Unlocking iron-based mixed-phosphate cathode for sodium-ion batteries through off-stoichiometry

The off-stoichiometric iron-based phosphate (Na3.12Fe2.44(P2O7)2, denoted as Na3.12) as a low cost and high structure stability cathode material has been widely studied for sodium-ion batteries (SIBs). However, the lower theoretical specific capacity (117 mAh·g−1) has seriously limited its practical application. In this work, we incorporate varying proportion of sodium-iron phosphate (NaFePO4) into the Na3.12 to form a series of new high specific capacity mixed-phosphates Na3.12+xFe2.44+x(P2O7)2(PO4)x cathode materials for SIBs.
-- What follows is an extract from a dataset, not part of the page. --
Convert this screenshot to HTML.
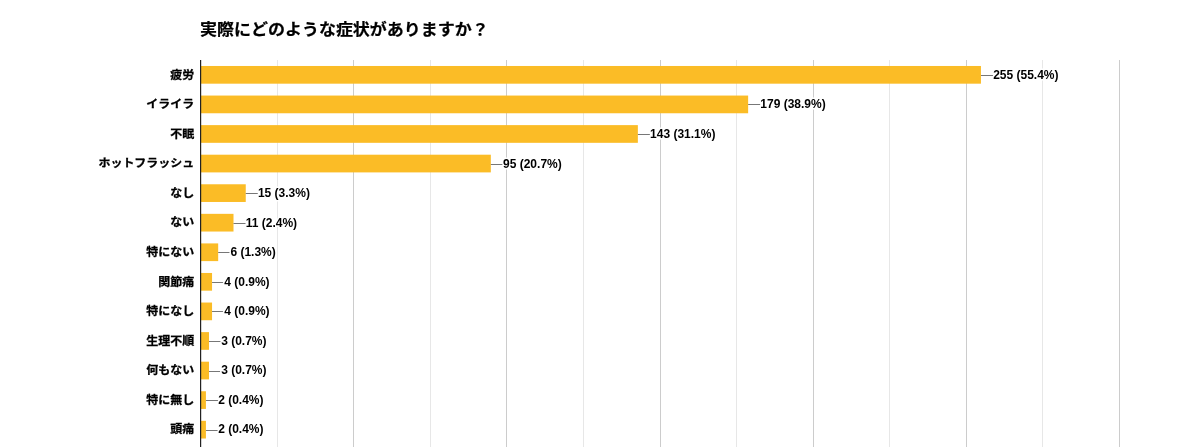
<!DOCTYPE html>
<html lang="ja"><head><meta charset="utf-8"><title>chart</title>
<style>html,body{margin:0;padding:0;background:#fff;}body{width:1200px;height:447px;overflow:hidden;}svg{display:block;}text{font-family:"Liberation Sans", "Noto Sans CJK JP", sans-serif;font-weight:bold;}</style></head><body>
<svg width="1200" height="447" viewBox="0 0 1200 447">
<rect width="1200" height="447" fill="#ffffff"/>
<text transform="translate(200 34.7) scale(1 0.94)" font-size="17" fill="#000" stroke="#000" stroke-width="0.25">実際にどのような症状がありますか？</text>
<rect x="277" y="60" width="1" height="387" fill="#e7e7e7"/>
<rect x="353" y="60" width="1" height="387" fill="#cccccc"/>
<rect x="430" y="60" width="1" height="387" fill="#e7e7e7"/>
<rect x="506" y="60" width="1" height="387" fill="#cccccc"/>
<rect x="583" y="60" width="1" height="387" fill="#e7e7e7"/>
<rect x="660" y="60" width="1" height="387" fill="#cccccc"/>
<rect x="736" y="60" width="1" height="387" fill="#e7e7e7"/>
<rect x="813" y="60" width="1" height="387" fill="#cccccc"/>
<rect x="889" y="60" width="1" height="387" fill="#e7e7e7"/>
<rect x="966" y="60" width="1" height="387" fill="#cccccc"/>
<rect x="1042" y="60" width="1" height="387" fill="#e7e7e7"/>
<rect x="1119" y="60" width="1" height="387" fill="#cccccc"/>
<rect x="200.5" y="65.98" width="780.45" height="17.7" fill="#fbbc26"/>
<rect x="980.95" y="75.00" width="12" height="1" fill="#777"/>
<text x="993.15" y="78.53" font-size="12" fill="#000" stroke="#ffffff" stroke-width="3" stroke-linejoin="round" paint-order="stroke">255 (55.4%)</text>
<text transform="translate(194.3 78.63) scale(1 0.92)" font-size="12" fill="#000" stroke="#000" stroke-width="0.3" text-anchor="end">疲労</text>
<rect x="200.5" y="95.56" width="547.64" height="17.7" fill="#fbbc26"/>
<rect x="748.14" y="104.00" width="12" height="1" fill="#777"/>
<text x="760.34" y="108.11" font-size="12" fill="#000" stroke="#ffffff" stroke-width="3" stroke-linejoin="round" paint-order="stroke">179 (38.9%)</text>
<text transform="translate(194.3 108.20) scale(1 0.92)" font-size="12" fill="#000" stroke="#000" stroke-width="0.3" text-anchor="end">イライラ</text>
<rect x="200.5" y="125.12" width="437.36" height="17.7" fill="#fbbc26"/>
<rect x="637.86" y="134.00" width="12" height="1" fill="#777"/>
<text x="650.06" y="137.67" font-size="12" fill="#000" stroke="#ffffff" stroke-width="3" stroke-linejoin="round" paint-order="stroke">143 (31.1%)</text>
<text transform="translate(194.3 137.78) scale(1 0.92)" font-size="12" fill="#000" stroke="#000" stroke-width="0.3" text-anchor="end">不眠</text>
<rect x="200.5" y="154.70" width="290.32" height="17.7" fill="#fbbc26"/>
<rect x="490.82" y="164.00" width="12" height="1" fill="#777"/>
<text x="503.02" y="168.25" font-size="12" fill="#000" stroke="#ffffff" stroke-width="3" stroke-linejoin="round" paint-order="stroke">95 (20.7%)</text>
<text transform="translate(194.3 167.35) scale(1 0.92)" font-size="12" fill="#000" stroke="#000" stroke-width="0.3" text-anchor="end">ホットフラッシュ</text>
<rect x="200.5" y="184.27" width="45.25" height="17.7" fill="#fbbc26"/>
<rect x="245.75" y="193.00" width="12" height="1" fill="#777"/>
<text x="257.95" y="196.81" font-size="12" fill="#000" stroke="#ffffff" stroke-width="3" stroke-linejoin="round" paint-order="stroke">15 (3.3%)</text>
<text transform="translate(194.3 196.92) scale(1 0.92)" font-size="12" fill="#000" stroke="#000" stroke-width="0.3" text-anchor="end">なし</text>
<rect x="200.5" y="213.84" width="33.00" height="17.7" fill="#fbbc26"/>
<rect x="233.50" y="223.00" width="12" height="1" fill="#777"/>
<text x="245.70" y="226.78" font-size="12" fill="#000" stroke="#ffffff" stroke-width="3" stroke-linejoin="round" paint-order="stroke">11 (2.4%)</text>
<text transform="translate(194.3 226.49) scale(1 0.92)" font-size="12" fill="#000" stroke="#000" stroke-width="0.3" text-anchor="end">ない</text>
<rect x="200.5" y="243.41" width="17.68" height="17.7" fill="#fbbc26"/>
<rect x="218.18" y="252.00" width="12" height="1" fill="#777"/>
<text x="230.38" y="255.95" font-size="12" fill="#000" stroke="#ffffff" stroke-width="3" stroke-linejoin="round" paint-order="stroke">6 (1.3%)</text>
<text transform="translate(194.3 256.06) scale(1 0.92)" font-size="12" fill="#000" stroke="#000" stroke-width="0.3" text-anchor="end">特にない</text>
<rect x="200.5" y="272.97" width="11.55" height="17.7" fill="#fbbc26"/>
<rect x="212.05" y="282.00" width="12" height="1" fill="#777"/>
<text x="224.25" y="285.52" font-size="12" fill="#000" stroke="#ffffff" stroke-width="3" stroke-linejoin="round" paint-order="stroke">4 (0.9%)</text>
<text transform="translate(194.3 285.62) scale(1 0.92)" font-size="12" fill="#000" stroke="#000" stroke-width="0.3" text-anchor="end">関節痛</text>
<rect x="200.5" y="302.54" width="11.55" height="17.7" fill="#fbbc26"/>
<rect x="212.05" y="311.00" width="12" height="1" fill="#777"/>
<text x="224.25" y="315.09" font-size="12" fill="#000" stroke="#ffffff" stroke-width="3" stroke-linejoin="round" paint-order="stroke">4 (0.9%)</text>
<text transform="translate(194.3 315.19) scale(1 0.92)" font-size="12" fill="#000" stroke="#000" stroke-width="0.3" text-anchor="end">特になし</text>
<rect x="200.5" y="332.12" width="8.49" height="17.7" fill="#fbbc26"/>
<rect x="208.99" y="341.00" width="12" height="1" fill="#777"/>
<text x="221.19" y="344.67" font-size="12" fill="#000" stroke="#ffffff" stroke-width="3" stroke-linejoin="round" paint-order="stroke">3 (0.7%)</text>
<text transform="translate(194.3 344.77) scale(1 0.92)" font-size="12" fill="#000" stroke="#000" stroke-width="0.3" text-anchor="end">生理不順</text>
<rect x="200.5" y="361.69" width="8.49" height="17.7" fill="#fbbc26"/>
<rect x="208.99" y="371.00" width="12" height="1" fill="#777"/>
<text x="221.19" y="374.24" font-size="12" fill="#000" stroke="#ffffff" stroke-width="3" stroke-linejoin="round" paint-order="stroke">3 (0.7%)</text>
<text transform="translate(194.3 374.34) scale(1 0.92)" font-size="12" fill="#000" stroke="#000" stroke-width="0.3" text-anchor="end">何もない</text>
<rect x="200.5" y="391.25" width="5.43" height="17.7" fill="#fbbc26"/>
<rect x="205.93" y="400.00" width="12" height="1" fill="#777"/>
<text x="218.13" y="403.81" font-size="12" fill="#000" stroke="#ffffff" stroke-width="3" stroke-linejoin="round" paint-order="stroke">2 (0.4%)</text>
<text transform="translate(194.3 403.91) scale(1 0.92)" font-size="12" fill="#000" stroke="#000" stroke-width="0.3" text-anchor="end">特に無し</text>
<rect x="200.5" y="420.82" width="5.43" height="17.7" fill="#fbbc26"/>
<rect x="205.93" y="430.00" width="12" height="1" fill="#777"/>
<text x="218.13" y="433.38" font-size="12" fill="#000" stroke="#ffffff" stroke-width="3" stroke-linejoin="round" paint-order="stroke">2 (0.4%)</text>
<text transform="translate(194.3 433.48) scale(1 0.92)" font-size="12" fill="#000" stroke="#000" stroke-width="0.3" text-anchor="end">頭痛</text>
<rect x="200" y="60" width="1.2" height="387" fill="#222"/>
</svg></body></html>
After optimizing the introduction amount of NaFePO4 into Na3.12, the practical reversible of Na3.12+xFe2.44+x(P2O7)2(PO4)x increased from 92 to 125.2 mAh·g−1. The nano-size Na5.12Fe4.44(P2O7)2(PO4)2 cathode material shows a reversible specific capacity of 125.2 mAh·g−1 at 0.1 C in SIBs. Even at 60 C, it still exhibits a reversible specific capacity of 93.3 mAh·g−1 and keeps a capacity retention ratio of 87% after 3000 cycles at 20 C. Thereby, we present a novel approach to design a series of off-stoichiometric mixed-phosphates cathode materials for SIBs.